## Work to complete
Draw out every line with the word "that" from the listing below.

○ ○ ○ ○ ○ ○ ○

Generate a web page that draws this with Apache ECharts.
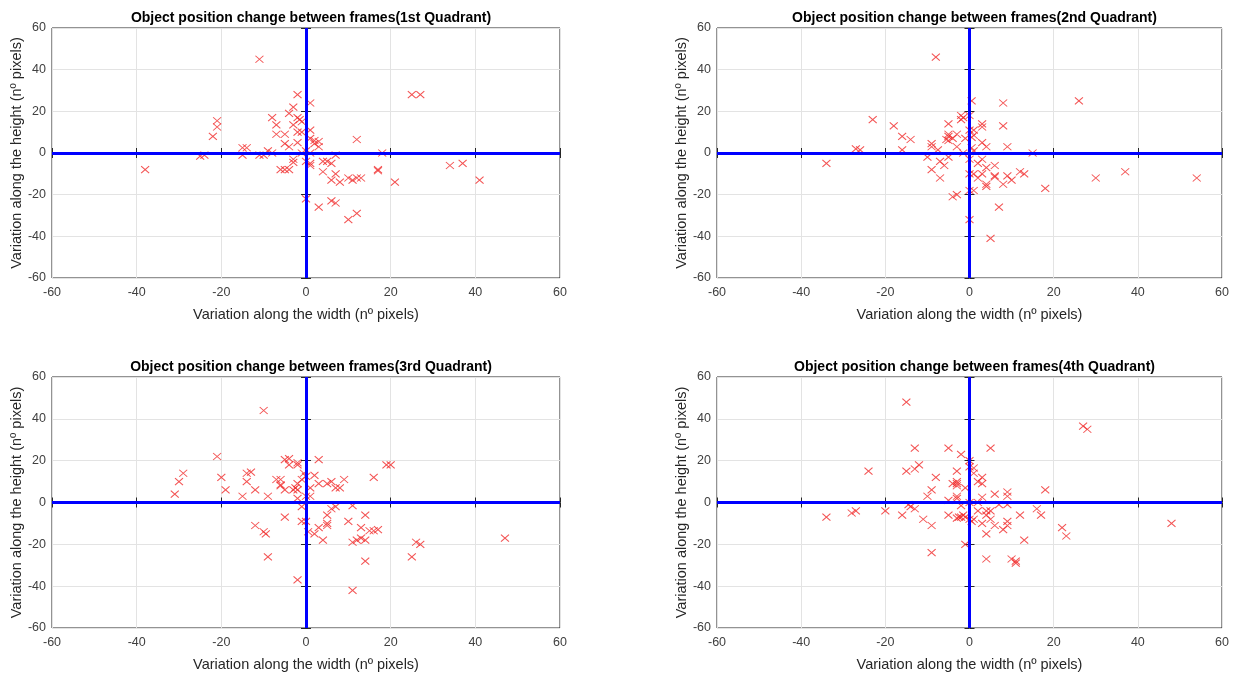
<!DOCTYPE html>
<html lang="en">
<head>
<meta charset="UTF-8">
<style>
html, body { height: 100%; margin: 0; background: #fff; }
</style>
</head>
<body>
<div id="chart" style="width:1240px;height:675px;"></div>
<script src="https://cdn.jsdelivr.net/npm/echarts@6/dist/echarts.min.js"></script>
<script>
// [width change, height change]
var q1Points = [[-38,-8],[-11,45],[-2,28],[1,24],[-3,22],[-4,19],[-8,17],[-2,17],[-1.5,16],[-1,15],[-7,13.5],[-3,13.5],[-21,15.5],[-21,12.5],[-22,8],[-7,9],[-5,9],[-2,10],[-1,10],[1,11],[1,7],[2,6],[3,5.5],[2,4.5],[3,3],[12,6.5],[-5,4.5],[-2,5],[-4,3],[-15,2.5],[-14,2.5],[-15,-1],[-9,1],[-8,0],[-11,-1],[-10,-1],[-25,-1.5],[-24,-1],[-1,0],[0,1],[1,0],[-3,-3],[-3,-4.5],[-6,-8],[-5,-8],[-4,-8],[0,-4],[1,-5],[1,-6],[4,-4],[5,-4],[6,-5],[7,-1],[4,-9],[7,-10],[6,-13],[8,-14],[10,-12],[11,-13],[12,-12],[13,-12],[17,-8],[17,-8.5],[18,0],[21,-14],[34,-6],[37,-5],[41,-13],[25,28],[27,28],[0,-22],[3,-26],[6,-23],[7,-24],[10,-32],[12,-29]];
var q2Points = [[-8,46],[-23,16],[-18,13],[-16,8],[-14,6.5],[-16,1.5],[-27,2],[-26,1.5],[-34,-5],[-9,4.5],[-9,3],[-7.5,1.5],[-10,-2],[-9,-8],[-7,-4],[-6,-6],[-7,-12],[-5,14],[-5,9],[-5,8],[-5.5,6.5],[-5,6],[-4,7],[-3,9],[-3,3],[-5,-2],[-4,-21],[-3,-20],[-2,18],[-1.5,17],[-2,16],[-1,7],[0,18],[0.5,25],[0,-32],[0,-10],[0,-18],[0,11],[-1.5,0],[8,24],[26,25],[3,14],[3,12.5],[8,13],[1,11],[1,8.5],[0.5,7.5],[3,5],[4,3],[9,3],[0.5,2.5],[1,1],[15,0],[0,-3],[3,-3],[2,-5],[4,-7],[6,-6],[1,-10],[2,-12],[3,-10],[6,-11.5],[6,-11],[4,-15],[4,-16],[8,-15],[9,-11],[10,-13],[12,-9],[13,-10],[1,-18],[18,-17],[7,-26],[5,-41],[30,-12],[37,-9],[54,-12]];
var q3Points = [[-10,44],[-21,22],[-29,14],[-30,10],[-31,4],[-20,12],[-19,6],[-15,3],[-14,14],[-13,14.5],[-14,10],[-12,6],[-9,3],[-5,20.5],[-4,21],[-4,18],[-2,19],[-2,18],[-7,11],[-6,11],[-6,8],[-5,6],[-6,8.5],[-3,6],[-2.5,7],[-2,9],[-2,6],[-1,11],[0,12.5],[-0.5,14],[-2,2],[0,3],[-1,-2],[-5,-7],[-1,-9],[0,-9],[-12,-11],[-10,-14],[-9.5,-15],[-9,-26],[-2,-37],[0.5,-14],[3,20.5],[19,18],[20,18],[16,12],[2,13],[3,9],[5,9],[6,10],[9,11],[7,7],[8,7],[1,7],[1,3],[6,-3],[7,-2],[11,-1.5],[5,-6],[5,-10],[5,-11],[3,-12],[2,-15],[4,-18],[10,-9],[14,-6],[13,-12],[15,-13.5],[16,-13.5],[17,-13],[11,-19],[12,-18],[13,-17],[14,-18],[14,-28],[11,-42],[25,-26],[26,-19],[27,-20],[47,-17]];
var q4Points = [[-15,48],[-13,26],[-5,26],[-2,23],[-24,15],[-15,15],[-13,16],[-12,18],[-8,12],[-3,15],[-9,6],[-10,3],[-4,9],[-3,9],[-3,10],[-3,8],[-1,7],[-3,3],[-3,2],[-5,1],[-2,-1.5],[0,20],[0,17],[-20,-4],[-28,-5],[-27,-4],[-34,-7],[-16,-6],[-14.5,-1],[-14,-2],[-13,-3],[-11,-8],[-9,-11],[-9,-24],[-5,-6],[-3,-7.5],[-2.5,-7],[-2,-7],[-1.5,-6],[-1,-7],[-1,-20],[0,-8],[5,26],[27,36.5],[28,35],[18,6],[1,16.5],[1,14],[3,12],[2,10],[3,9],[3,2.5],[6,4],[9,5],[9,3],[0,0],[2,0],[7,-1],[9,-1],[2,-4],[4,-4],[5,-4],[0.5,-9],[1,-8],[3,-10],[4,-6],[5,-8],[6,-11],[4,-15],[8,-13],[9,-11],[9,-9],[12,-6],[16,-3],[17,-6],[22,-12],[23,-16],[13,-18],[4,-27],[10,-27],[11,-28],[11,-29],[48,-10]];

var titles = [
    'Object position change between frames(1st Quadrant)',
    'Object position change between frames(2nd Quadrant)',
    'Object position change between frames(3rd Quadrant)',
    'Object position change between frames(4th Quadrant)'
];
var allPoints = [q1Points, q2Points, q3Points, q4Points];
var xLabel = 'Variation along the width (nº pixels)';
var yLabel = 'Variation along the height (nº pixels)';

var font = 'Liberation Sans, Arial, sans-serif';
var boxes = [
    {left: 52, top: 28, width: 508, height: 250},
    {left: 717, top: 28, width: 505, height: 250},
    {left: 52, top: 377, width: 508, height: 251},
    {left: 717, top: 377, width: 505, height: 251}
];

var grids = [], xAxes = [], yAxes = [], series = [], titleOpts = [];
for (var i = 0; i < 4; i++) {
    var b = boxes[i];
    grids.push({left: b.left, top: b.top, width: b.width, height: b.height,
        show: true, borderColor: '#262626', borderWidth: 1, backgroundColor: '#fff'});
    titleOpts.push({text: titles[i], left: b.left + b.width / 2, top: b.top - 22,
        textAlign: 'center',
        textStyle: {fontFamily: font, fontSize: 14, fontWeight: 'bold', color: '#000'}});
    var axisCommon = {
        gridIndex: i, min: -60, max: 60, interval: 20,
        axisLine: {show: false},
        axisTick: {show: true, inside: true, length: 5, lineStyle: {color: '#262626'}},
        axisLabel: {color: '#404040', fontFamily: font, fontSize: 12.5},
        splitLine: {show: true, lineStyle: {color: '#e3e3e3', width: 1}},
        nameLocation: 'middle',
        nameTextStyle: {color: '#262626', fontFamily: font, fontSize: 14.5}
    };
    xAxes.push(Object.assign({}, axisCommon, {type: 'value', name: xLabel, nameGap: 29,
        axisLabel: Object.assign({}, axisCommon.axisLabel, {margin: 8})}));
    yAxes.push(Object.assign({}, axisCommon, {type: 'value', name: yLabel, nameGap: 26,
        axisLabel: Object.assign({}, axisCommon.axisLabel, {margin: 6})}));
    // mirrored ticks on the top and right edges of the box
    xAxes.push({type: 'value', gridIndex: i, position: 'top', min: -60, max: 60, interval: 20,
        axisLine: {show: false}, axisLabel: {show: false}, splitLine: {show: false},
        axisTick: {show: true, inside: true, length: 5, lineStyle: {color: '#262626'}}});
    yAxes.push({type: 'value', gridIndex: i, position: 'right', min: -60, max: 60, interval: 20,
        axisLine: {show: false}, axisLabel: {show: false}, splitLine: {show: false},
        axisTick: {show: true, inside: true, length: 5, lineStyle: {color: '#262626'}}});
    series.push({
        type: 'scatter', xAxisIndex: 2 * i, yAxisIndex: 2 * i, z: 2,
        data: [],
        markLine: {
            silent: true, symbol: ['none', 'none'], animation: false,
            label: {show: false},
            lineStyle: {color: '#0000ff', width: 3, type: 'solid'},
            data: [{xAxis: 0}, {yAxis: 0}]
        }
    });
    series.push({
        type: 'scatter', xAxisIndex: 2 * i, yAxisIndex: 2 * i, z: 3,
        symbol: 'path://M0,0L10,10M10,0L0,10', symbolSize: [8, 7],
        itemStyle: {color: 'rgba(0,0,0,0)', borderColor: '#f02828', borderWidth: 1},
        data: allPoints[i]
    });
}

var myChart = echarts.init(document.getElementById('chart'));
myChart.setOption({
    animation: false,
    backgroundColor: '#fff',
    title: titleOpts,
    grid: grids,
    xAxis: xAxes,
    yAxis: yAxes,
    series: series
});
</script>
</body>
</html>
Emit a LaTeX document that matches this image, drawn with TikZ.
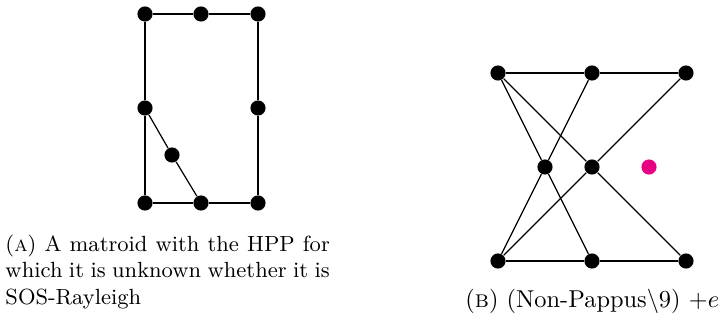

○ ○ ○ ○ ○ ○ ○

## Exercise result
Generate a web page that draws this with Apache ECharts.
Emit a LaTeX document that matches this image, drawn with TikZ.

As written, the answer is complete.